Frauen mit Herzinfarkt erleiden häufiger Blutungskomplikationen – oft aufgrund nicht angepasster Medikamentendosierungen oder risikoreicher Zugangswege bei Katheterinterventionen. Diese Problematik ist zwar seit langem bekannt, wird aber im klinischen Alltag bislang unzureichend berücksichtigt. Nun wurden erstmals konkrete Empfehlungen zur geschlechterspezifischen Therapie von Herzinfarkt veröffentlicht.
Mit dem Konsensus-Statement wird die Notwendigkeit betont, die Therapie bei Frauen mit akutem Koronarsyndrom (ACS) gezielt an deren biologische und klinische Besonderheiten anzupassen. Es wurde von einem internationalen Expert:innengremium unter Leitung der Kardiologin Jolanta M. Siller-Matula von der Universitätsklinik für Innere Medizin II der MedUni Wien erarbeitet. Darin wird unter anderem empfohlen, die Dosierung von Medikamenten wie Heparin und Plättchenhemmern individuell nach Körpergewicht und Nierenfunktion zu berechnen, um das Risiko für Blutungen zu senken. Auch wird geraten, bei Katheterinterventionen bevorzugt über die Arterie am Handgelenk (Arteria radialis) vorzugehen – ein Zugang, der mit weniger Blutungskomplikationen verbunden ist als der über die Leistengegend.
Besonderer Fokus auf Medikamenten
Einen besonderen Fokus legt das Gremium auf die medikamentöse Behandlung von speziellen Herzinfarktformen, die überwiegend bei Frauen auftreten. Dazu zählen MINOCA (Myokardinfarkt ohne Verschluss der Herzkranzgefäße), bei dem trotz Infarktzeichen keine hochgradige Verengung der Koronararterien vorliegt, und SCAD (spontane koronare Arteriendissektion), bei der es zu einem Einriss in der Wand eines Herzkranzgefäßes kommt. Für beide Erkrankungen wird eine differenzierte Auswahl und Dauer antithrombotischer Therapien empfohlen. Eine routinemäßige Gabe von dualer Plättchenhemmung (DAPT) wird in diesen Fällen nicht mehr angeraten.
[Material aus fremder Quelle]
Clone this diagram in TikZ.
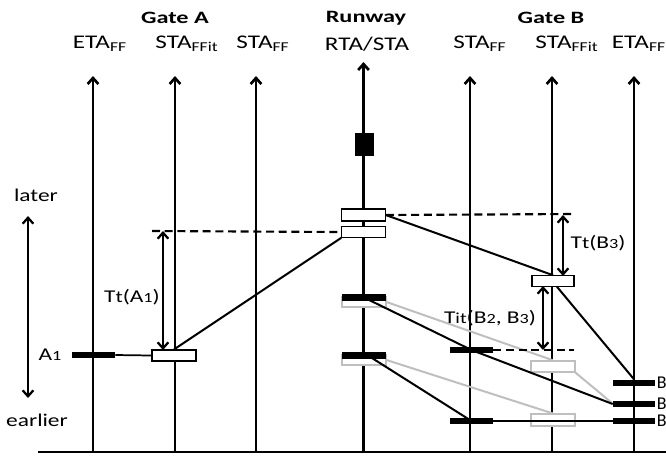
\documentclass[tikz,border=0pt]{standalone}
\usepackage{fontspec}
\setmainfont{Carlito}
\usetikzlibrary{arrows.meta}
\newcommand\hs[1]{\scalebox{1.3}[1]{#1}}
\newcommand\sm[1]{{\fontsize{10.5}{12}\selectfont #1}}
\begin{document}
\begin{tikzpicture}[x=0.75pt,y=-0.75pt,
  axis/.style={line width=2.1pt,-{Straight Barb[length=4.5pt,width=8pt,line width=2pt]}},
  dbl/.style={line width=1.7pt,{Straight Barb[length=4.5pt,width=8pt,line width=1.7pt]}-{Straight Barb[length=4.5pt,width=8pt,line width=1.7pt]}},
  dsh/.style={line width=1.6pt,dash pattern=on 6pt off 3.5pt},
  conn/.style={line width=1.5pt,black},
  gconn/.style={line width=1.5pt,black!25},
  blk/.style={fill=black,draw=none,minimum width=32.5pt,minimum height=5.2pt,inner sep=0pt},
  wbox/.style={fill=white,draw=black,line width=0.9pt,minimum width=32.5pt,minimum height=7.8pt,inner sep=0pt},
  gbox/.style={fill=white,draw=black!25,line width=1.3pt,minimum width=32.5pt,minimum height=8pt,inner sep=0pt},
  ttl/.style={font=\fontsize{13}{15}\selectfont\bfseries,inner sep=0pt},
  lbl/.style={font=\fontsize{14.5}{16}\selectfont,inner sep=0pt},
  txt/.style={font=\fontsize{13.5}{16}\selectfont,inner sep=0pt}]
\useasboundingbox (0,0) rectangle (666,455);
% axes
\foreach \n/\x/\t in {a1/93/76,a2/175/76,a3/256/76,r/363.5/62,b1/470/76,b2/552/76,b3/634/76}{
  \coordinate (\n b) at (\x,452);
  \coordinate (\n t) at (\x,\t);
  \draw[axis] (\n b) -- (\n t);
}
\coordinate (bl) at (38,452);
\coordinate (br) at (666,452);
\draw[line width=2.2pt] (bl) -- (br);
% titles
\node[ttl] (tA) at (175,18) {\scalebox{1.4}[1]{Gate A}};
\node[ttl] (tR) at (366,18) {\scalebox{1.4}[1]{Runway}};
\node[ttl] (tB) at (551,18) {\scalebox{1.4}[1]{Gate B}};
\node[lbl] (l1) at (100,44) {\hs{ETA\textsubscript{FF}}};
\node[lbl] (l2) at (187,44) {\hs{STA\textsubscript{FFit}}};
\node[lbl] (l3) at (263,44) {\hs{STA\textsubscript{FF}}};
\node[lbl] (l4) at (367,44) {\hs{RTA/STA}};
\node[lbl] (l5) at (480,44) {\hs{STA\textsubscript{FF}}};
\node[lbl] (l6) at (567,44) {\hs{STA\textsubscript{FFit}}};
\node[lbl] (l7) at (639,44) {\hs{ETA\textsubscript{FF}}};
% left arrow
\node[txt] (later) at (36,195) {\hs{later}};
\node[txt] (earlier) at (37,420) {\hs{earlier}};
\coordinate (lu) at (28,216);
\coordinate (ld) at (28,398);
\draw[dbl] (lu) -- (ld);
\node[txt] (A1) at (50,355) {\hs{A\sm{1}}};
% gray shapes and lines
\node[gbox] (rg1) at (364,302) {};
\node[gbox] (rg2) at (364,360) {};
\node[gbox] (bg1) at (553,366.5) {};
\node[gbox,minimum height=8.5pt] (bg2) at (553,420) {};
\draw[gconn] (rg1.east) -- (bg1.north);
\draw[gconn] (bg1.south east) -- (612,403) coordinate (g2end);
\draw[gconn] (rg2.east) -- (bg2.north);
\node[gbox] (bg1b) at (553,366.5) {};
% bars
\node[blk] (ablk) at (93.5,355) {};
\node[wbox,minimum width=33pt,minimum height=8.2pt] (abox) at (174,355.5) {};
\node[blk,minimum width=14.5pt,minimum height=17pt] (rsq) at (364.5,144.5) {};
\node[wbox,minimum height=9pt] (ru) at (363.5,215) {};
\node[wbox] (rl) at (363.5,232) {};
\node[blk] (rb1) at (364,297.5) {};
\node[blk] (rb2) at (364,355.5) {};
\node[blk] (bs1) at (471.5,350) {};
\node[blk] (bs2) at (471.5,421) {};
\node[wbox,minimum width=31.5pt] (bw) at (553,281) {};
\node[blk,minimum width=31.5pt] (be1) at (634,383) {};
\node[blk,minimum width=31.5pt] (be2) at (634,404) {};
\node[blk,minimum width=31.5pt] (be3) at (634,421) {};
% black connectors
\draw[conn,line width=1.3pt] (ablk.east) -- (abox.west);
\draw[conn] (abox.north) -- (rl.south west);
\draw[conn] (ru.east) -- (bw.north);
\draw[conn] ([xshift=3pt]bw.south) -- (be1.north);
\draw[conn] (rb1.center) -- (bs1.center) -- (be2.west);
\draw[conn] ([xshift=3pt]rb2.center) -- (bs2.center);
\draw[conn] (bs2.east) -- (be3.west);
% dashed
\coordinate (dA) at (152,231);
\draw[dsh] (dA) -- (rl.west);
\coordinate (dB) at (574,214);
\draw[dsh] (ru.east) -- (dB);
\coordinate (dC) at (574,350);
\draw[dsh] (bs1.east) -- (dC);
% measure arrows
\coordinate (ta1) at (163,231);
\coordinate (ta2) at (163,350);
\draw[dbl] (ta1) -- (ta2);
\node[txt] (TtA) at (132,297) {\hs{T{\fontsize{12.5}{14}\selectfont t}(A\sm{1})}};
\coordinate (tb1) at (563,215);
\coordinate (tb2) at (563,276);
\draw[dbl] (tb1) -- (tb2);
\node[txt] (TtB) at (598,243) {\hs{T{\fontsize{12.5}{14}\selectfont t}(B\sm{3})}};
\coordinate (tc1) at (543,286);
\coordinate (tc2) at (543,350);
\draw[dbl] (tc1) -- (tc2);
\node[txt] (TitB) at (490,318) {\hs{T{\fontsize{11.5}{14}\selectfont it}(B\sm{2}, B\sm{3})}};
% B labels
\node[txt,anchor=west] (B3) at (656.5,383) {B};
\node[txt,anchor=west] (B2) at (656.5,404) {B};
\node[txt,anchor=west] (B1) at (656.5,421) {B};
\end{tikzpicture}
\end{document}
Frauen in Studien stark unterrepräsentiert
Das akute Koronarsyndrom (ACS) umfasst unterschiedliche Formen des Herzinfarkts, bei denen die Durchblutung des Herzmuskels plötzlich eingeschränkt ist. Frauen zeigen dabei oft andere Symptome, sind beim ersten Auftreten im Durchschnitt älter und haben häufiger Begleiterkrankungen wie Diabetes oder Nierenschwäche. Zudem wirken sich hormonelle Schwankungen im Lebensverlauf etwa durch Menstruation, Schwangerschaft oder Menopause auf das Blutgerinnungssystem und somit das Blutungs- und Thromboserisiko aus. Trotz dieser Unterschiede sind Frauen in klinischen Studien zur kardiovaskulären Therapie stark unterrepräsentiert. „Die Biologie von Frauen war in der kardiovaskulären Forschung lange unterbelichtet. Dieses Konsensus-Statement liefert eine fundierte Grundlage für eine geschlechtersensible Versorgung und ist ein Aufruf an die gesamte kardiologische Gemeinschaft, hier systematisch umzudenken“, betont Jolanta Siller-Matula. Die aktuell publizierten Empfehlungen richten sich nicht nur an Vertreter:innen der Kardiologie, sondern auch der Notfallmedizin, Allgemeinmedizin und klinischen Forschung – mit dem Ziel, geschlechterspezifische Unterschiede künftig konsequent in Diagnostik, Therapie und Forschung zu integrieren.